For me, it’s time to grieve for families who’ve lost all their members or who are now homeless. It’s time to try to understand what happened to us in the past 11 days.

I’ve never imagined that going shopping to buy diapers for my 1-year-old son and candies for my two other children would be so frightening.

“What if an Israeli drone starts dropping bombs near me while I’m out walking? Should I run instead of walk? No, maybe that will attract the drones’ attention to me, make them think I’ve done something wrong,” I would deliberate at the door.

My wife urged me to go, her voice interrupted by buzzing drones. The drones that never leave, that have filled Gaza’s skies for years, reminding all Gazans of the unceasing state of war and siege. The drones hover while I read, prepare food with my wife, change my children’s clothes, or take a photo of the sunset from our little garden.

Fear occurs frequently. A few days back, my wife said we needed some parsley, three lemons, and some lettuce from the garden to make salad. I hesitated before going down to pick these from the garden. “Do we really need to eat salad today? What if the Israelis think I’m there to fire a rocket? They don’t distinguish between a tree and a rocket, a human and a pile of stones.”

On the second day of aggression, they killed an 80-year-old man farming his land in south Gaza.

Yehia Ghaben, a young, handsome man whom I used to greet on my way to visit my sister in Beit Lahia, was killed while watering his plants and trees. He was left bleeding for hours. The Israelis prevented ambulances from rescuing him.

Yehia had a horse, which I used to watch as it had dinner at sunset when they both were back from the farm. I would smile to Yehia, and he to me. Now, Yehia is no longer there for the horse. Not for the trees and plants. Not for his young wife. Not for his family and friends. Not for me to smile to when I visit my sister.

Every morning, my 4-year-old daughter, Yaffa, begs me to buy some biscuits and lollipops. But I don’t want both of us to get hurt in case of air strikes outside. (As if home’s safe.)
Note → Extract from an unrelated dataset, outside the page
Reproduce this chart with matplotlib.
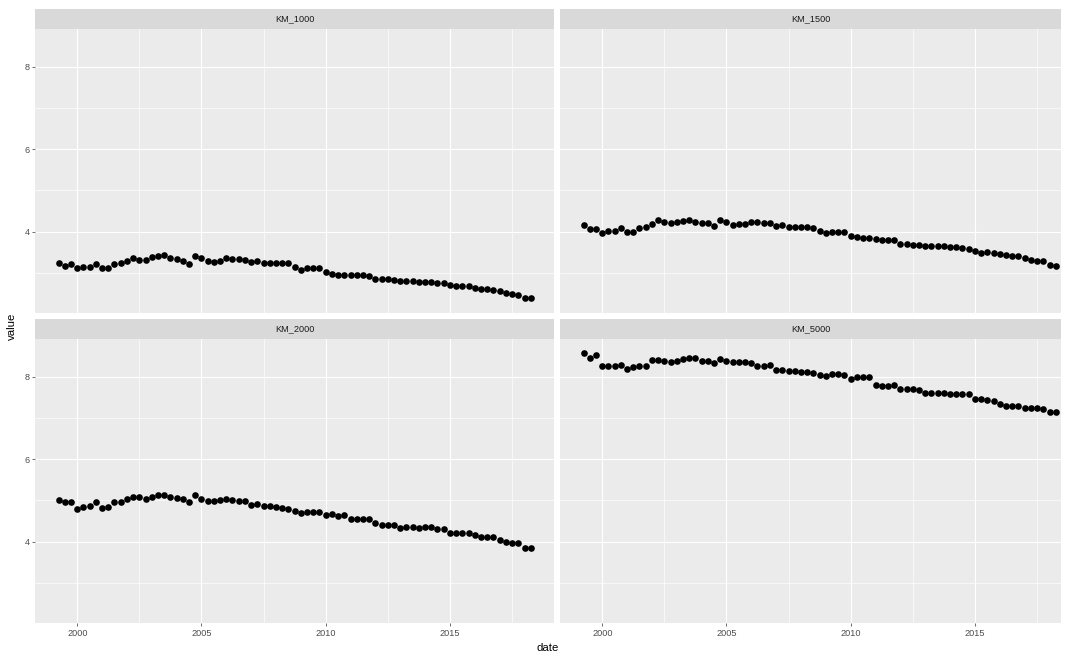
import numpy as np
import pandas as pd
import matplotlib
matplotlib.use("Agg")
import matplotlib.pyplot as plt

plt.rcParams["font.family"] = ["Liberation Sans", "DejaVu Sans"]

# quarterly observations, 1999 Q2 .. 2018 Q2
dates = pd.date_range("1999-04-01", "2018-04-01", freq="QS")

km_1000 = [3.23, 3.17, 3.22,
           3.12, 3.14, 3.15, 3.21,
           3.13, 3.11, 3.22, 3.25,
           3.29, 3.36, 3.31, 3.31,
           3.38, 3.41, 3.43, 3.35,
           3.33, 3.30, 3.21, 3.42,
           3.35, 3.28, 3.27, 3.28,
           3.35, 3.33, 3.33, 3.31,
           3.27, 3.30, 3.25, 3.25,
           3.23, 3.23, 3.23, 3.14,
           3.07, 3.11, 3.11, 3.11,
           3.01, 2.97, 2.95, 2.95,
           2.95, 2.94, 2.94, 2.93,
           2.86, 2.86, 2.85, 2.83,
           2.80, 2.80, 2.80, 2.79,
           2.78, 2.77, 2.76, 2.75,
           2.70, 2.68, 2.67, 2.67,
           2.64, 2.62, 2.60, 2.59,
           2.56, 2.51, 2.49, 2.47,
           2.38, 2.38]

km_1500 = [4.15, 4.07, 4.07,
           3.97, 4.01, 4.02, 4.10,
           3.99, 3.98, 4.10, 4.12,
           4.19, 4.27, 4.23, 4.21,
           4.24, 4.26, 4.28, 4.23,
           4.22, 4.22, 4.14, 4.29,
           4.23, 4.16, 4.18, 4.19,
           4.24, 4.23, 4.22, 4.22,
           4.14, 4.16, 4.11, 4.11,
           4.12, 4.11, 4.10, 4.02,
           3.96, 3.98, 3.98, 3.98,
           3.90, 3.86, 3.84, 3.85,
           3.81, 3.80, 3.80, 3.79,
           3.71, 3.71, 3.68, 3.67,
           3.64, 3.64, 3.64, 3.64,
           3.63, 3.62, 3.60, 3.58,
           3.52, 3.49, 3.50, 3.49,
           3.46, 3.44, 3.42, 3.40,
           3.35, 3.31, 3.30, 3.29,
           3.18, 3.17]

km_2000 = [5.01, 4.96, 4.95,
           4.79, 4.85, 4.86, 4.95,
           4.81, 4.83, 4.95, 4.96,
           5.04, 5.09, 5.09, 5.04,
           5.07, 5.12, 5.12, 5.08,
           5.06, 5.04, 4.96, 5.12,
           5.04, 4.98, 4.99, 5.01,
           5.03, 5.00, 4.99, 4.98,
           4.88, 4.92, 4.86, 4.86,
           4.83, 4.81, 4.80, 4.74,
           4.70, 4.72, 4.72, 4.72,
           4.65, 4.66, 4.62, 4.64,
           4.54, 4.54, 4.54, 4.54,
           4.44, 4.41, 4.40, 4.40,
           4.34, 4.35, 4.35, 4.34,
           4.35, 4.35, 4.30, 4.30,
           4.22, 4.20, 4.22, 4.20,
           4.15, 4.12, 4.11, 4.11,
           4.03, 3.99, 3.97, 3.96,
           3.85, 3.85]

km_5000 = [8.58, 8.45, 8.53,
           8.26, 8.26, 8.27, 8.29,
           8.19, 8.23, 8.27, 8.27,
           8.40, 8.40, 8.38, 8.35,
           8.37, 8.42, 8.45, 8.44,
           8.38, 8.39, 8.32, 8.43,
           8.37, 8.35, 8.35, 8.35,
           8.33, 8.26, 8.27, 8.29,
           8.15, 8.15, 8.14, 8.13,
           8.12, 8.11, 8.10, 8.04,
           8.02, 8.06, 8.07, 8.04,
           7.94, 8.00, 8.00, 8.00,
           7.80, 7.78, 7.78, 7.80,
           7.71, 7.70, 7.70, 7.68,
           7.61, 7.61, 7.61, 7.61,
           7.59, 7.58, 7.57, 7.57,
           7.46, 7.46, 7.44, 7.42,
           7.33, 7.30, 7.30, 7.30,
           7.24, 7.24, 7.24, 7.21,
           7.14, 7.14]

panels = ["KM_1000", "KM_1500", "KM_2000", "KM_5000"]
series = [km_1000, km_1500, km_2000, km_5000]

x_major = [2000, 2005, 2010, 2015]
x_minor = [2002.5, 2007.5, 2012.5, 2017.5]
y_major = [4, 6, 8]
y_minor = [3, 5, 7]

# dates -> decimal years
t = dates.year + (dates.dayofyear - 1) / 365.25

W, H = 1067, 656
fig = plt.figure(figsize=(W / 100, H / 100), dpi=100)

PANEL_BG = "#EBEBEB"
STRIP_BG = "#D9D9D9"

# pixel boxes (left, right) and (top, bottom)
cols = [(35, 554), (560, 1061)]
rows = [(28.7, 313.3), (338.7, 623.3)]
strip_h = 20
px_per_year = 24.85
x_start = 1998.3
ylim = (2.02, 8.92)


def fig_box(x0, x1, y0, y1):
    return [x0 / W, 1 - y1 / H, (x1 - x0) / W, (y1 - y0) / H]


for i, (name, vals) in enumerate(zip(panels, series)):
    r, c = divmod(i, 2)
    x0, x1 = cols[c]
    y0, y1 = rows[r]

    ax = fig.add_axes(fig_box(x0, x1, y0, y1))
    ax.set_facecolor(PANEL_BG)
    for s in ax.spines.values():
        s.set_visible(False)
    ax.set_xlim(x_start, x_start + (x1 - x0) / px_per_year)
    ax.set_ylim(*ylim)

    for v in x_minor:
        ax.axvline(v, color="white", lw=0.45, zorder=0)
    for v in y_minor:
        ax.axhline(v, color="white", lw=0.45, zorder=0)
    for v in x_major:
        ax.axvline(v, color="white", lw=0.85, zorder=0)
    for v in y_major:
        ax.axhline(v, color="white", lw=0.85, zorder=0)

    ax.scatter(t, vals, s=23, color="black", linewidths=0, zorder=3)

    ax.set_xticks(x_major)
    ax.set_yticks(y_major)
    ax.tick_params(axis="both", length=2.0, width=0.5, color="#333333",
                   labelsize=6.6, labelcolor="#4D4D4D", pad=1.8)
    ax.set_xticklabels([str(v) for v in x_major])
    ax.set_yticklabels([str(v) for v in y_major])
    if r == 0:
        ax.tick_params(axis="x", length=0, labelbottom=False)
    if c == 1:
        ax.tick_params(axis="y", length=0, labelleft=False)

    sax = fig.add_axes(fig_box(x0, x1, y0 - strip_h, y0))
    sax.set_facecolor(STRIP_BG)
    sax.set_xticks([])
    sax.set_yticks([])
    for s in sax.spines.values():
        s.set_visible(False)
    sax.text(0.5, 0.5, name, ha="center", va="center", fontsize=6.6,
             color="#1A1A1A", transform=sax.transAxes)

fig.text(548 / W, 1 - 648 / H, "date", ha="center", va="center", fontsize=8.2)
fig.text(12 / W, 1 - 326 / H, "value", ha="center", va="center",
         rotation=90, fontsize=8.2)

fig.savefig("out.png", dpi=100, facecolor="white")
Just like many Gazan families, my small family and I sleep in one place, while my parents and other siblings sleep in another. My younger brother has sent his wife and three children—the youngest is two weeks old—to stay with her family in a neighboring refugee camp. We’ve decided to separate our family after witnessing Israel bomb residential buildings, where whole families—parents, children, sometimes cousins—were wiped out while they slept. The Al-Tanani family, a young couple and their four kids, all younger than 10, were buried under the rubble of their house in north Gaza.

Friday, May 13, was the scariest night in Gaza, maybe since 1948. At 12 am, Israel launched 450 air strikes on Gaza, mostly in north Gaza where I live. I’ve never seen a bomb burning even before it hit the earth. Or whatever it was hitting.

Yaffa screamed, “Daddy, it’s a bomb. I want to hide.” Her 5-year-old brother, Yazzan, grabbed a blanket and covered her: “Here you are. You are hiding.” That night, all of us, both old and young, men and women, wanted to hide.

At the beginning of the aggression, I posted that “the only three sounds I can hear are the drones, the ambulances, and the radio.” Now it hurts to add, “Israel has the right to defend itself.” Voiced, especially, by America. (And the Palestinians? Their right to exist freely and peacefully on their land?)

Sunday, May 16, Israel bombed five houses at 1 am, killing 44 people, mostly children and women from one family. I watched a video of a man pulled alive from under the debris. What was this man thinking about? His children? His wife? His own injuries? His neighbors? All were dead.

Was he waiting for another bomb that makes sure no stone can breathe?